Ah, I hear you say, but you’re still alive. Not many of those who’ve had Stage 4 cancer are still with us. Don’t get me wrong, I am delighted to be amongst the lucky few. Learning to live with the unwanted results of surgery is a luxury, compared to the other option. But I don’t seem to keep this knowledge in the front of my mind. Like anyone else, I naturally try and do things as part of normal everyday life. But when my body brings me up short with a stab of pain, I have to step back. And say, no, I just can’t do this anymore.

It’s a challenge to accept your limitations. In my head, I’m still a younger man. T is doing her best to stop me injuring myself. She has taken on plenty of arduous tasks. And she acts like a conscience, telling me to stop if she sees me embarking on anything too foolhardy. I try my best. But from time to time, I do too much or I go too far, and I end up hurting myself. It’s not easy being a survivor.
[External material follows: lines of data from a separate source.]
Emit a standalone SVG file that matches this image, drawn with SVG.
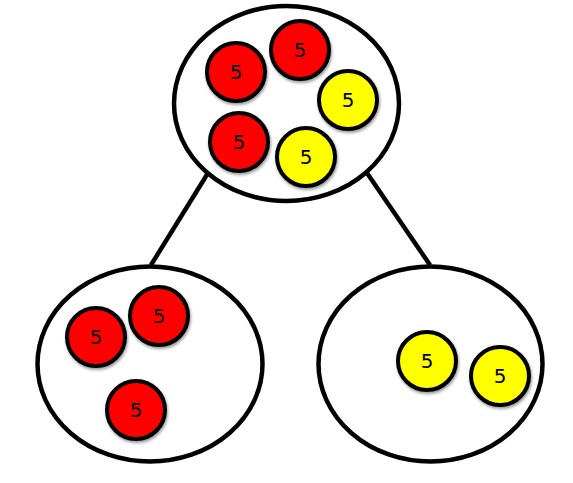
<svg xmlns="http://www.w3.org/2000/svg" width="573" height="483" viewBox="0 0 573 483">
<defs>
<filter id="sh" x="-30%" y="-30%" width="160%" height="160%">
<feGaussianBlur in="SourceAlpha" stdDeviation="1.5"/>
<feOffset dx="1" dy="2" result="b"/>
<feComponentTransfer><feFuncA type="linear" slope="0.4"/></feComponentTransfer>
<feMerge><feMergeNode/><feMergeNode in="SourceGraphic"/></feMerge>
</filter>
</defs>
<style>
.set{fill:#fff;stroke:#000;stroke-width:4.5}
.edge{stroke:#000;stroke-width:4.5;fill:none}
.red{fill:#ff0000;stroke:#000;stroke-width:4;filter:url(#sh)}
.yel{fill:#ffff00;stroke:#000;stroke-width:4;filter:url(#sh)}
.t{font-family:"DejaVu Sans","Liberation Sans",sans-serif;font-size:20px;fill:#000;text-anchor:middle;dominant-baseline:central}
</style>
<rect width="573" height="483" fill="#fff"/>
<g id="connectors">
<line class="edge" x1="208" y1="173" x2="151" y2="265"/>
<line class="edge" x1="367" y1="173" x2="430" y2="265"/>
</g>
<g id="top">
<ellipse class="set" cx="286.5" cy="103.5" rx="112.5" ry="97.5"/>
<circle class="red" cx="236" cy="72" r="29"/><text class="t" x="236" y="72">5</text>
<circle class="red" cx="300" cy="50" r="29"/><text class="t" x="300" y="50">5</text>
<circle class="yel" cx="348" cy="100" r="29"/><text class="t" x="348" y="100">5</text>
<circle class="red" cx="239" cy="142" r="29"/><text class="t" x="239" y="142">5</text>
<circle class="yel" cx="306" cy="157" r="29"/><text class="t" x="306" y="157">5</text>
</g>
<g id="left">
<ellipse class="set" cx="150" cy="364" rx="112.5" ry="97.5"/>
<circle class="red" cx="96" cy="337" r="29"/><text class="t" x="96" y="337">5</text>
<circle class="red" cx="159" cy="316" r="29"/><text class="t" x="159" y="316">5</text>
<circle class="red" cx="136" cy="410" r="29"/><text class="t" x="136" y="410">5</text>
</g>
<g id="right">
<ellipse class="set" cx="430.5" cy="364" rx="112" ry="97.5"/>
<circle class="yel" cx="427" cy="361" r="29"/><text class="t" x="427" y="361">5</text>
<circle class="yel" cx="500" cy="376" r="29"/><text class="t" x="500" y="376">5</text>
</g>
</svg>
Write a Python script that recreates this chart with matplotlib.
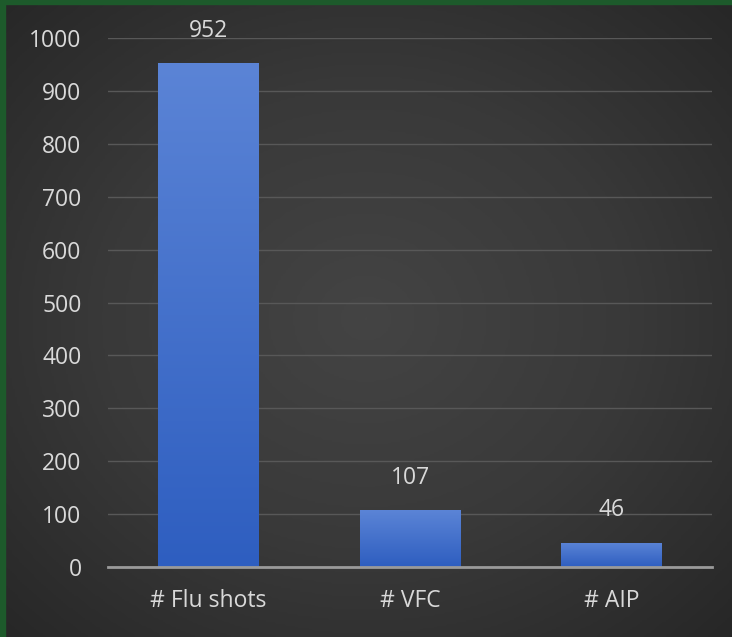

Thursday, 22 September 2022

In Joyce's Country

This is the view over Lough Corrib from our cottage. We spent a lovely two weeks there. The cottage had a sunroom with a large picture window and we often sat watching the light change on the lough. It was also the only place in the cottage that had an internet signal. There was no phone reception at all. But that didn’t seem to matter. We sat and read, went for walks and bike rides, and recharged our batteries. The nearest village was Clonbur, one mile away, which had a good shop, a bakery and three pubs, two of which served food. The cottage was whitewashed and sat amongst fuchsia bushes and fruit trees. It had been the home of the grandfather of the current owner, who had improved and extended it. We ended up being one of the last holiday lets, as he had recently retired and was moving in there next month.

The surrounding area marks the border between counties Galway and Mayo. It’s called Joyce’s Country, after the Anglo-Norman landowner, and consists of Lough Mask, the Partry Mountains and the densely wooded margins of Lough Corrib. Nearby is Cong, famous for the Augustinian Abbey with its fishing house built on the river, and for the country seat of the Guinness family, which has now become a very posh hotel. But 1000 Euro per person per night does not buy you exclusivity, for the grounds of Ashford Castle contain a number of rights of way and thus are open to the public. We walked there through ancient woodland beside the lough and had lunch in the tea room.

Despite having pulled an abdominal muscle a week or so before our trip, I still managed some good bike rides. There were plenty of quiet back roads to explore around the shores of Lough Mask and across the stone-walled farmlands of South Mayo to the old market town of Ballinrobe. T did plenty of writing. I focused on reading. I’d brought a selection of crime novels with me. I really enjoyed ‘Christine Falls’ by John Banville, the first of his Quirke novels, and ‘The Searcher’ by Tana French, a novel with a frontier feel, set in the West of Ireland. I also enjoyed ‘I Know What I Saw’ by Imran Mahmoud, a novel with PTSD and memory loss at its core, but was jolted by the final twist which left me feeling somewhat cheated. The good thing is that they all gave me inspiration for my next redraft of my crime novel, which is what I should now be getting down to after the holiday.